Richard Katz in Japan, the System That Soured: The Rise and Fall of the Japanese Economic Miracle makes the case that Japan has a dual economy, one part which is efficient, even super efficient, and another that is notable inefficient compared to the U.S. He substantiates this point by displaying the data on the relative output per hour in the U.S., Japan and for comparison Germany.
Indices of Output per Hour in Various Industries, 1990 | |||
---|---|---|---|
Industry | United States | Japan | Germany |
Machinery and Equipment | 100 | 114 | 88 |
Basic and Fabricated Metal Products | 100 | 96 | 99 |
Chemicals and Allied Products | 100 | 84 | 77 |
Other Manufacturing | 100 | 55 | 80 |
Textiles, Apparel and Leather | 100 | 48 | 88 |
Food, Beverages and Tobacco | 100 | 37 | 76 |
Total Manufacturing | 100 | 78 | 86 |
While Japan has some industries that have higher labor productivity than the U.S. overall in 1990 Japanese manufacturing was 22 percent less productive than American manufacturing. Overall German manufacturing industry, while less productive than the U.S., was more productive than Japan. The relative importance of these various industries is shown below.

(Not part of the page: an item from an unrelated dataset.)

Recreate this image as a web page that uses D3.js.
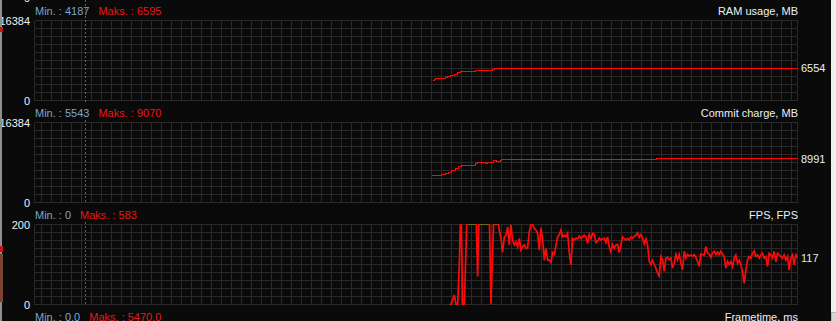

Proportions of Employment in Various Japanese Manufacturing Industries, 1992 | |
---|---|
Industry | Percentage |
Machinery and Equipment | 39 |
Basic and Fabricated Metal Products | 12 |
Chemicals and Allied Products | 5 |
Other Manufacturing | 24 |
Textiles, Apparel and Leather | 10 |
Food, Beverages and Tobacco | 11 |
Total Manufacturing | 100 |
Thus in Japanese manufacturing 39 percent of the jobs are in industries which are super efficient relative to the American industry, 12 percent are in industries which are basically of the same level of efficiency as the U.S. industry and about 60 percent are in industries that have an efficiency roughly half of the U.S. level.
Katz also present comparative data on the manufacturing sectors of industrial countries.
Indices of Real Value-Added per Hour, 1993 |
|
---|---|
Country | Index |
United States | 100.0 |
France | 87.8 |
Germany | 82.5 |
Japan | 76.2 |
United Kingdom | 69.8 |
The conclusion is that Japan industry is a mixture of efficient and inefficient sectors and the overall mix is such that Japan's manufacturing has a lower labor productivity than the U.S. and other industrialized countries such as Germany and France.
Some of the industries of Japan are moving their lower level operations out of Japan to take advantage of cheaper labor and other factors. This is called the Hollowing Out of Japanese businesses. The corporate headquarters and top level functions remain in Japan but these become more and more like a shell of the companies.